>>

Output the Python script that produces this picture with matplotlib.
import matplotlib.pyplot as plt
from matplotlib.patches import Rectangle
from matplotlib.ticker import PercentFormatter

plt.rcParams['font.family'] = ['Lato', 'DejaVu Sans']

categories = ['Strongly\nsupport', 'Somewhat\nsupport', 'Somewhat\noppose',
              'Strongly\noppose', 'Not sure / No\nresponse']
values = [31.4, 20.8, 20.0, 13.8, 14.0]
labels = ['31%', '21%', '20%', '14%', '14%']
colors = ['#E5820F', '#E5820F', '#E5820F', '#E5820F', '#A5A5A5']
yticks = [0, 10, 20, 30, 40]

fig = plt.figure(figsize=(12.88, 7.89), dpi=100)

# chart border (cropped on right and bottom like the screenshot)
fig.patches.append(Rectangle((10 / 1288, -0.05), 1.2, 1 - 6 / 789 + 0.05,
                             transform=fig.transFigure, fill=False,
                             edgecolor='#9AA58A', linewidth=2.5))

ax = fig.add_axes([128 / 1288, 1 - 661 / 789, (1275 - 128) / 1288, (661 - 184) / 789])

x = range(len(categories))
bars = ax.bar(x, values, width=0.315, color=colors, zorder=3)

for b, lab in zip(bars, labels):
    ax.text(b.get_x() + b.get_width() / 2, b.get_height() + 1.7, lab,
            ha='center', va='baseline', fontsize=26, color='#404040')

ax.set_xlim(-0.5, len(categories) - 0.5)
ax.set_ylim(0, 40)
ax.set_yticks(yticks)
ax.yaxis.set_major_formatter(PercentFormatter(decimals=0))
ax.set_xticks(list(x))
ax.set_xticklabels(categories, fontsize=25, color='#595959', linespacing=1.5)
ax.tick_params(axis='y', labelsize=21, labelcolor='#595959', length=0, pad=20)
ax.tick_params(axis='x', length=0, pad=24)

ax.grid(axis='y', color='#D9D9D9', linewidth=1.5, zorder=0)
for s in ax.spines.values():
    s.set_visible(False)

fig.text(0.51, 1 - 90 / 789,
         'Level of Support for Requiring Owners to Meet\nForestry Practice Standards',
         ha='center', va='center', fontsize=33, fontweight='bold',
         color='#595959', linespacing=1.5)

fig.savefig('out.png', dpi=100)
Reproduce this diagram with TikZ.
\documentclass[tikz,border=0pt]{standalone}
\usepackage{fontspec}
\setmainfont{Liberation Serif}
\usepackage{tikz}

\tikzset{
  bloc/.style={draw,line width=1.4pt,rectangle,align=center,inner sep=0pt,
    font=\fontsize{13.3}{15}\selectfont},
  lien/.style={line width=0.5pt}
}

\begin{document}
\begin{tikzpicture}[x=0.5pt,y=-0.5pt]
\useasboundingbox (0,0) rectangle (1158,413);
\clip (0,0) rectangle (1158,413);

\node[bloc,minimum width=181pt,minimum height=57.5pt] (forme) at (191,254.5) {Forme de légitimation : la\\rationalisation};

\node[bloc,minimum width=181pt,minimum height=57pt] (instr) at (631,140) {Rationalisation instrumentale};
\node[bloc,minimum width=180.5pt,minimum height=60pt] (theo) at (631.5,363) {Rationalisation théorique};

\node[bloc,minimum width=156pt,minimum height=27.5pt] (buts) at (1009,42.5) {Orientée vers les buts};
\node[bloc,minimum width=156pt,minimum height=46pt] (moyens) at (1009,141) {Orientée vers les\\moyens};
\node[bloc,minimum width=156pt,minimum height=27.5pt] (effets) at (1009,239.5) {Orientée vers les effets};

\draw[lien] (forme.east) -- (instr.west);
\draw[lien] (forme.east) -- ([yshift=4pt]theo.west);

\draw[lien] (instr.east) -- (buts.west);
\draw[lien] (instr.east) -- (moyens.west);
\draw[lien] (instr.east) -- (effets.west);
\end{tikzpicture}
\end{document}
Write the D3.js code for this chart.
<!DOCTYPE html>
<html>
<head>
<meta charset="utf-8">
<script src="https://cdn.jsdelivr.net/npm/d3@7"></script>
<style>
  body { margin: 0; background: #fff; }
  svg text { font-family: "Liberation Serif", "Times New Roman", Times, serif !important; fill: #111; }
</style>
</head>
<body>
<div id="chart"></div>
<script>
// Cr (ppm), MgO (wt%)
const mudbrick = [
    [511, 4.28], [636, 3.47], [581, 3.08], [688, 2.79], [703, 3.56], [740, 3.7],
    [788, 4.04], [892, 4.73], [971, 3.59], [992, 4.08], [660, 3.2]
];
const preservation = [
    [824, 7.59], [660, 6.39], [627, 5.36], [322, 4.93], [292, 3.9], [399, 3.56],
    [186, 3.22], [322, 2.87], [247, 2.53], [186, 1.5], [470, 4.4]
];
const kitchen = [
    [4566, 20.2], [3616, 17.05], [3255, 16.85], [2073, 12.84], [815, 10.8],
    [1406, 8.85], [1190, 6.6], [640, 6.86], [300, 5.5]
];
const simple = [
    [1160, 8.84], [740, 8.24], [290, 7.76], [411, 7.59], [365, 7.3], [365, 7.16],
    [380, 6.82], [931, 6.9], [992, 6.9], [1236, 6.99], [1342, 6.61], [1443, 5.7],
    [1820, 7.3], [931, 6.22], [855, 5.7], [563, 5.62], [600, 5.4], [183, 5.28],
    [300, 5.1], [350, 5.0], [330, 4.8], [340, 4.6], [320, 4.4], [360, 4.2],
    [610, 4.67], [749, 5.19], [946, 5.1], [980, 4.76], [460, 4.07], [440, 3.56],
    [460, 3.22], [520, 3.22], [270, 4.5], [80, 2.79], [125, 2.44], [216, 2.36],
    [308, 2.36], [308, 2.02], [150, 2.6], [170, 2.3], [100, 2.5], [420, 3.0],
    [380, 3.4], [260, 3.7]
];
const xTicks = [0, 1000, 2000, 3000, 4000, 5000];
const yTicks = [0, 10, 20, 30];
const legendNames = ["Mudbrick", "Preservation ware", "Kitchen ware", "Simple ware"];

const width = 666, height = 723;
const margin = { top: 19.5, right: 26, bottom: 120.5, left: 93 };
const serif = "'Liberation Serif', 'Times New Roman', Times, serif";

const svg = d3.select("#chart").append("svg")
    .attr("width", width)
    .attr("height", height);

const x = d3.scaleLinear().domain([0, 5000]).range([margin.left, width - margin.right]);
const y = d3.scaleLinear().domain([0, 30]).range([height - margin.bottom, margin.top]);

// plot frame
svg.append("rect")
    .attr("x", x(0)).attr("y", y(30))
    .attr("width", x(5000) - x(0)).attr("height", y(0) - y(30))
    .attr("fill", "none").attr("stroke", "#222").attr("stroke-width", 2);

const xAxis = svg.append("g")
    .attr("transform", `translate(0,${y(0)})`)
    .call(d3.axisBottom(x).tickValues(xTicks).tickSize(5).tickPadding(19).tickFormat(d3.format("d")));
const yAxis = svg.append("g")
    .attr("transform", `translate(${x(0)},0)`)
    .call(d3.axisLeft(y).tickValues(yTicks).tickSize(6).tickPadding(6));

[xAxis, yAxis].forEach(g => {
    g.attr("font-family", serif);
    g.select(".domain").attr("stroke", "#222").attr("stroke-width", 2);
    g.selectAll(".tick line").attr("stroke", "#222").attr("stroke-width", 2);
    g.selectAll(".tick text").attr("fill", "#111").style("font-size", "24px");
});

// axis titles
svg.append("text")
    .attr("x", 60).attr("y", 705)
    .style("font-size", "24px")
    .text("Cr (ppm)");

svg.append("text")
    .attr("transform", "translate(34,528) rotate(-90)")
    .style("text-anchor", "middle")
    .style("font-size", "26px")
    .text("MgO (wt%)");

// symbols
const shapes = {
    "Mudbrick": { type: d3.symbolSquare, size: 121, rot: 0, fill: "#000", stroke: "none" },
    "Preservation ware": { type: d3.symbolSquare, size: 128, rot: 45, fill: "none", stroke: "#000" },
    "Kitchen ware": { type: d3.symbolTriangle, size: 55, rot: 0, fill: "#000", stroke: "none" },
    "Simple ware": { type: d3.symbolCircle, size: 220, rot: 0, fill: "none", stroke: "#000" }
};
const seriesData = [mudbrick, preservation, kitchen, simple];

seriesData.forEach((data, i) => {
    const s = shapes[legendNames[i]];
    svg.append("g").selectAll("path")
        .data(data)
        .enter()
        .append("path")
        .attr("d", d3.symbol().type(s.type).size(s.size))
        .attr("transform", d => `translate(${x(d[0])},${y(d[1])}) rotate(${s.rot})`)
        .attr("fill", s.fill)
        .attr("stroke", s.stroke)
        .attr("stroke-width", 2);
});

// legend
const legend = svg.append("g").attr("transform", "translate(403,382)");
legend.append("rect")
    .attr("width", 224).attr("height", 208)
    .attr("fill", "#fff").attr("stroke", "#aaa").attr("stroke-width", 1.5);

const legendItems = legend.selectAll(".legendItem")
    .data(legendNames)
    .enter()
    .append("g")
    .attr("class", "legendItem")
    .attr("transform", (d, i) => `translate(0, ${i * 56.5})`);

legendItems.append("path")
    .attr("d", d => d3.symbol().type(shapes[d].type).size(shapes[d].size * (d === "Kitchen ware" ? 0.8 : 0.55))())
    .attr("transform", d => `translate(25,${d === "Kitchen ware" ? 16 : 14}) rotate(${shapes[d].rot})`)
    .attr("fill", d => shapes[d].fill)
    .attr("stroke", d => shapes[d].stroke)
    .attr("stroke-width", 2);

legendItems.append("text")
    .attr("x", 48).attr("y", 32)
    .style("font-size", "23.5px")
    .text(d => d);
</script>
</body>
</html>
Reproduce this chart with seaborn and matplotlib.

<<

Your answer consists solely of the lines from the top of the records above through the line that contains "fig = plt.figure(figsize=(12.88, 7.89), dpi=100)", each echoed exactly.

Output the Python script that produces this picture with matplotlib.
import matplotlib.pyplot as plt
from matplotlib.patches import Rectangle
from matplotlib.ticker import PercentFormatter

plt.rcParams['font.family'] = ['Lato', 'DejaVu Sans']

categories = ['Strongly\nsupport', 'Somewhat\nsupport', 'Somewhat\noppose',
              'Strongly\noppose', 'Not sure / No\nresponse']
values = [31.4, 20.8, 20.0, 13.8, 14.0]
labels = ['31%', '21%', '20%', '14%', '14%']
colors = ['#E5820F', '#E5820F', '#E5820F', '#E5820F', '#A5A5A5']
yticks = [0, 10, 20, 30, 40]

fig = plt.figure(figsize=(12.88, 7.89), dpi=100)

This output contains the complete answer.